- REQUIREMENTS: Starting at the first line of the data, please print exactly those lines through the one that holds "7.333, 7.667, 8];", omitting every picture.

- DATA ENTRIES:

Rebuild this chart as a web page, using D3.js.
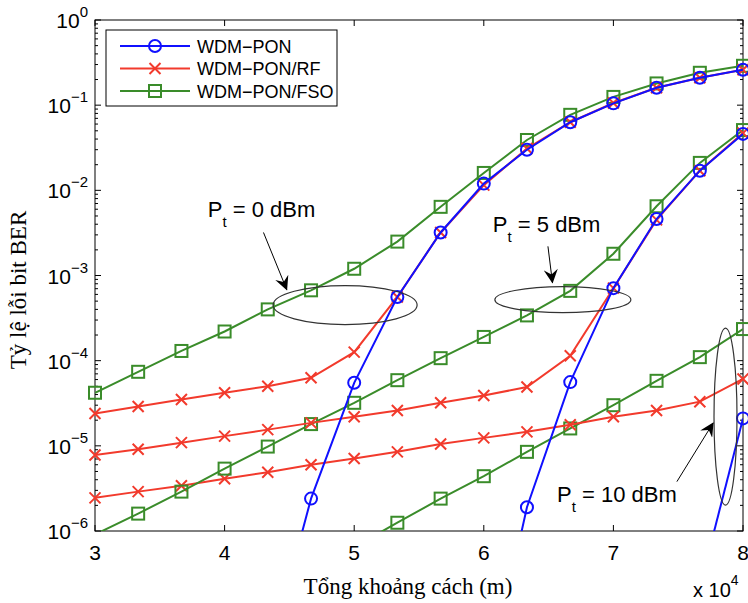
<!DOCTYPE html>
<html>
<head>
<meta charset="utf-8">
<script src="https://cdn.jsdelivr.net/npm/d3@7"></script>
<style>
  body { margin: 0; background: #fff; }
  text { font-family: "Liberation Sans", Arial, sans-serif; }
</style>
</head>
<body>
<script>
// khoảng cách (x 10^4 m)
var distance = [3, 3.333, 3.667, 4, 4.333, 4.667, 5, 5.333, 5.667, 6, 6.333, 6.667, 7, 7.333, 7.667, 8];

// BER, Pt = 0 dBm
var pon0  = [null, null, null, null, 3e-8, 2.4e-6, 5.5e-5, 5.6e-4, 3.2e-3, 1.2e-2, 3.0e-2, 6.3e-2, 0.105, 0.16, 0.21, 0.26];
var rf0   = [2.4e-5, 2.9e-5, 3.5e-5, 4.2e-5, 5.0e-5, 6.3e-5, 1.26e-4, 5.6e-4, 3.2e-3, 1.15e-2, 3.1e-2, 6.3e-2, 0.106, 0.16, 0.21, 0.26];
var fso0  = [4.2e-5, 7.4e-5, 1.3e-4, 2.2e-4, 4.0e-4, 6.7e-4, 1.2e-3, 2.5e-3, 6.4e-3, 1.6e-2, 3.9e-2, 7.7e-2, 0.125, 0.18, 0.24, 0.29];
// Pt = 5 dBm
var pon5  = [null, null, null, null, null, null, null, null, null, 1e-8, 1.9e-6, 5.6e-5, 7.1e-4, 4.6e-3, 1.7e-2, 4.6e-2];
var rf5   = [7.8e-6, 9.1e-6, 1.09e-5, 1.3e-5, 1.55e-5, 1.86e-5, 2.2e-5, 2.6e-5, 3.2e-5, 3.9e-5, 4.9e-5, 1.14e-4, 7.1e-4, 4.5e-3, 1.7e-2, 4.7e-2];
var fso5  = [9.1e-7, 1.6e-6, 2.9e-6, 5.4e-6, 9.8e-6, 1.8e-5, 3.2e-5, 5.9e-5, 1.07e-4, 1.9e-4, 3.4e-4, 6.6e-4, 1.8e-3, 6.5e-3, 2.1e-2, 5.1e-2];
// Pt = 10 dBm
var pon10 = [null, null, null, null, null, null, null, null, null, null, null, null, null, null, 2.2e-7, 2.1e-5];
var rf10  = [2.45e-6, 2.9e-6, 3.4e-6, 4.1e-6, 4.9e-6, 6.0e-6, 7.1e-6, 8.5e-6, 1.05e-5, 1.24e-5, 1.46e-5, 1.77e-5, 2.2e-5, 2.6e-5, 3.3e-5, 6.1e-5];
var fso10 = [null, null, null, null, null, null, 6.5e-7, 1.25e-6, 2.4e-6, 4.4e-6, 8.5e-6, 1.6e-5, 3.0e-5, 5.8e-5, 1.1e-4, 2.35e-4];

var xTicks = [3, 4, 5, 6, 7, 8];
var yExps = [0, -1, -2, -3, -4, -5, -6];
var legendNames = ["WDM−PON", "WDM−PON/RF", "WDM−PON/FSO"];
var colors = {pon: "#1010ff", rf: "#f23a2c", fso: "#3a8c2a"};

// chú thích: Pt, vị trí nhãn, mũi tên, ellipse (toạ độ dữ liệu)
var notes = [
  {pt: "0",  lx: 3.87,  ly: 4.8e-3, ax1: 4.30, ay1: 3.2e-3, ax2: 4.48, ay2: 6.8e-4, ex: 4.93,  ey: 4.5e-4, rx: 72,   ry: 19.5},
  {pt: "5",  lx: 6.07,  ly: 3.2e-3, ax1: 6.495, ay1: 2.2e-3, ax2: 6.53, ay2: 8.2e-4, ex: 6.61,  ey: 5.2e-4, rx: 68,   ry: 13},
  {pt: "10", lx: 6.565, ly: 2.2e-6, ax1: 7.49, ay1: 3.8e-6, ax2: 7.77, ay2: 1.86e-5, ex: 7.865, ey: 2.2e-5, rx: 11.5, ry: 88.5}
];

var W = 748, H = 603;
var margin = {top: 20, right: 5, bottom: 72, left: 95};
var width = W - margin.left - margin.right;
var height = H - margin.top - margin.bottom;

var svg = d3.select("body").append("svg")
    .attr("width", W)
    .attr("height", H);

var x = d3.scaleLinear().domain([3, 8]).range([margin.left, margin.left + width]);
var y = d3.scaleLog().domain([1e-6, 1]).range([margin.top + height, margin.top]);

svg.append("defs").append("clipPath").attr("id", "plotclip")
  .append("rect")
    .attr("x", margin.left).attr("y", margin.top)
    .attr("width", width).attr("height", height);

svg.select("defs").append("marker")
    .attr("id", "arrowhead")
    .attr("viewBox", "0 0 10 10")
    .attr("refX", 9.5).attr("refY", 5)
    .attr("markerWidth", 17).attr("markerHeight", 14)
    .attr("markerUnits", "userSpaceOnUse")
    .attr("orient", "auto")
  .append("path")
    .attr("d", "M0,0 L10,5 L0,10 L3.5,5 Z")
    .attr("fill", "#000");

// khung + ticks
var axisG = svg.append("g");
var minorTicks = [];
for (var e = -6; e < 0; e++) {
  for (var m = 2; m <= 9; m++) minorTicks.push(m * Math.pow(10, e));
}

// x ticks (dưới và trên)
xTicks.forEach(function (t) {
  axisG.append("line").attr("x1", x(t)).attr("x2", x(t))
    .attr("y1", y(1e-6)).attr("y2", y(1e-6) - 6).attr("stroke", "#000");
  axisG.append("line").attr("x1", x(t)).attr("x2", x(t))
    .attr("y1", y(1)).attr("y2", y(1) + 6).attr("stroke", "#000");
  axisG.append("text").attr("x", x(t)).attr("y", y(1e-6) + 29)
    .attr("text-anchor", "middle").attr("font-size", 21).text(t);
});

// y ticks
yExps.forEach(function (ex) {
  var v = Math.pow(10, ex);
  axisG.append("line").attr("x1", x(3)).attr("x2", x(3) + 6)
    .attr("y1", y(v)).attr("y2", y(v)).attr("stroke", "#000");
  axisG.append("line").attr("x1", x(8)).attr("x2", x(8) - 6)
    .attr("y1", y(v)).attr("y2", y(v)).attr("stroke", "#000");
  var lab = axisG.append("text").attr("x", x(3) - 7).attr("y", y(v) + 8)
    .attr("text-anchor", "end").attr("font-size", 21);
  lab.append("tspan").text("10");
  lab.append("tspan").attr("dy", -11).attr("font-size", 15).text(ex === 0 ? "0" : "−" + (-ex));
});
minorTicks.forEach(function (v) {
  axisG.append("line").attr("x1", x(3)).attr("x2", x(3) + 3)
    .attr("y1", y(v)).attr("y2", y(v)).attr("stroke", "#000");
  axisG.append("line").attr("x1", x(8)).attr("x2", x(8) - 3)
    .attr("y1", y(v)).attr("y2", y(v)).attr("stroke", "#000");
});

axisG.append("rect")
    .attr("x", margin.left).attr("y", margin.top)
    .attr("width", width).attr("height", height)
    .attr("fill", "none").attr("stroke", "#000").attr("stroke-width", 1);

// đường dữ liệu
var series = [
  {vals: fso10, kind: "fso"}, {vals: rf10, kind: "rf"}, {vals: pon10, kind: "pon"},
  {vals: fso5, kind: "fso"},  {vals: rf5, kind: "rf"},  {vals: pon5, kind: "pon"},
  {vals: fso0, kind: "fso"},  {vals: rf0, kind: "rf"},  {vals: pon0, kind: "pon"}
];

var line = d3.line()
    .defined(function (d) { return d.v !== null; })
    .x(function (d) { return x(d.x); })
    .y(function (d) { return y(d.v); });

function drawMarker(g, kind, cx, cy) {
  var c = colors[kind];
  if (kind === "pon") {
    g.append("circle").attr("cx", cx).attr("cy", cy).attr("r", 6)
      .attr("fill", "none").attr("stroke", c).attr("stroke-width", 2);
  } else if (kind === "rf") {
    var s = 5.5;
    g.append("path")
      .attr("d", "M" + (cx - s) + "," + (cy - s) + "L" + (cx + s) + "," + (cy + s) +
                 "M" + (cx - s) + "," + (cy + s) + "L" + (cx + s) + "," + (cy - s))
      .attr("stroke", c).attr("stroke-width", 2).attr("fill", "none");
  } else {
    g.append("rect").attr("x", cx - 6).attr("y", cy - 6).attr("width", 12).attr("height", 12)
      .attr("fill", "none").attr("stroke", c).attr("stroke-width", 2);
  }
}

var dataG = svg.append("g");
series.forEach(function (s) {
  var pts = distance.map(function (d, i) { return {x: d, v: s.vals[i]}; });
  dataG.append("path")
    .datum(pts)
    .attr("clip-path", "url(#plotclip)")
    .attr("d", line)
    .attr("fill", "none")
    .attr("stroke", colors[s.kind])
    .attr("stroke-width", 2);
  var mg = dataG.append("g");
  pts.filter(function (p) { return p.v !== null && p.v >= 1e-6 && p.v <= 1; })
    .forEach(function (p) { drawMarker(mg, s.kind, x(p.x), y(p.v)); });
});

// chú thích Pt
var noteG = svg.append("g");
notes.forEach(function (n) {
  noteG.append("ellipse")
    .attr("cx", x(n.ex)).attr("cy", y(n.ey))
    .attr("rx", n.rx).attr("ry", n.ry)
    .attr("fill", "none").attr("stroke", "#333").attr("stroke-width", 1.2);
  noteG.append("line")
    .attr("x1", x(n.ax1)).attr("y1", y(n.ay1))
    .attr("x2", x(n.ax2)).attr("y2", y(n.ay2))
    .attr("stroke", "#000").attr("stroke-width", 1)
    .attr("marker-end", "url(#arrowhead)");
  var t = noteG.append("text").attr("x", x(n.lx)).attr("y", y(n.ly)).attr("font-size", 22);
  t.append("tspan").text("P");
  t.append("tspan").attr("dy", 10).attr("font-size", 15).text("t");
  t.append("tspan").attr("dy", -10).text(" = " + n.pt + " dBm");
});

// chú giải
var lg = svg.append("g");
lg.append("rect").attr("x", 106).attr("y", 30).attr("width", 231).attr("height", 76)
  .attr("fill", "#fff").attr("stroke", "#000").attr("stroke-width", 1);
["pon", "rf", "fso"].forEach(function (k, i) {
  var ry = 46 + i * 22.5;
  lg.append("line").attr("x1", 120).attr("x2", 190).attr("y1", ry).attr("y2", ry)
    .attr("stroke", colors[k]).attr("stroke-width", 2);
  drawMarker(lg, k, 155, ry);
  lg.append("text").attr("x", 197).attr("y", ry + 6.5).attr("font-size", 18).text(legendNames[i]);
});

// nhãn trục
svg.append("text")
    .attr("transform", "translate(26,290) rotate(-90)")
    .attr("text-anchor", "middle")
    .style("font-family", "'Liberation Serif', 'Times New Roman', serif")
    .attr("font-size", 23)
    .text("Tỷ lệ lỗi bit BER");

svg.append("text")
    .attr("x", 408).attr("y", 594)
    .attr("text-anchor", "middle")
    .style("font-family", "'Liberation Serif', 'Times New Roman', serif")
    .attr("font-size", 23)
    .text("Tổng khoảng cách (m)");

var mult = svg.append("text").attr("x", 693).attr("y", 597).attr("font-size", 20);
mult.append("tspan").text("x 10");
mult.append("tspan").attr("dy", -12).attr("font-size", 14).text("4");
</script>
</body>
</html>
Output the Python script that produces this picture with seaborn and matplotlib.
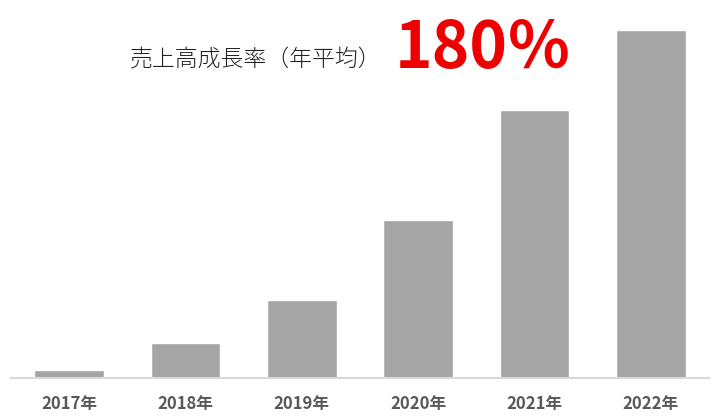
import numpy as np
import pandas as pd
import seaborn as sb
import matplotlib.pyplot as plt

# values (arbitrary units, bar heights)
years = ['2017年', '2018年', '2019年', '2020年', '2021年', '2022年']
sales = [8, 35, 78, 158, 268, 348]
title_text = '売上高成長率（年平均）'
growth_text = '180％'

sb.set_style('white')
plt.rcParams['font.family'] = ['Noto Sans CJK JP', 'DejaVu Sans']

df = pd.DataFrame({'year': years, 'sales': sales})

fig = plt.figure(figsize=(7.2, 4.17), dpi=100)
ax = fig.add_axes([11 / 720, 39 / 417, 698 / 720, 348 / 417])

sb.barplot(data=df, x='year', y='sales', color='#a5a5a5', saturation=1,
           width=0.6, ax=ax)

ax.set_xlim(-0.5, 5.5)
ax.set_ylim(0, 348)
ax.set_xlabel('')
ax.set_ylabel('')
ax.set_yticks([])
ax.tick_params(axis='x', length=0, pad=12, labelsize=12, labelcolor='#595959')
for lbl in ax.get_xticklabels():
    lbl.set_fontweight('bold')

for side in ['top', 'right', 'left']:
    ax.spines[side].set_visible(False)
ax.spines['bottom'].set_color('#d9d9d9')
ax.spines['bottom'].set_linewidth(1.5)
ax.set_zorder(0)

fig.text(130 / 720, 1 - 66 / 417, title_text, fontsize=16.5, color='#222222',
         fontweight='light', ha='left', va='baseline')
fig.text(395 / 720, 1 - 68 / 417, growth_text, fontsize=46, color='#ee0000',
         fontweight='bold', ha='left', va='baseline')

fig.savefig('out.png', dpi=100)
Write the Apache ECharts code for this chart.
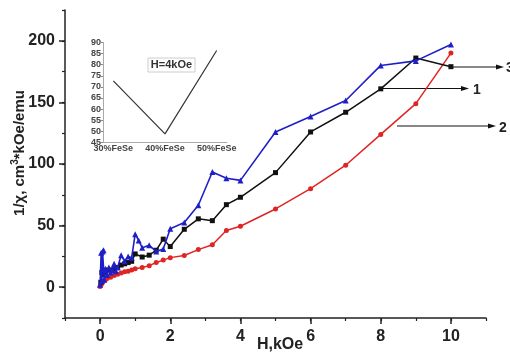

- RIGHT ANSWER:
Rebuild this chart as a web page, using D3.js.
<!DOCTYPE html>
<html>
<head>
<meta charset="utf-8">
<script src="https://cdn.jsdelivr.net/npm/d3@7"></script>
<style>
  body { margin: 0; background: #fff; }
  text { font-family: "Liberation Sans", Arial, sans-serif; }
</style>
</head>
<body>
<script>
// khoảng cách (x 10^4 m)
var distance = [3, 3.333, 3.667, 4, 4.333, 4.667, 5, 5.333, 5.667, 6, 6.333, 6.667, 7, 7.333, 7.667, 8];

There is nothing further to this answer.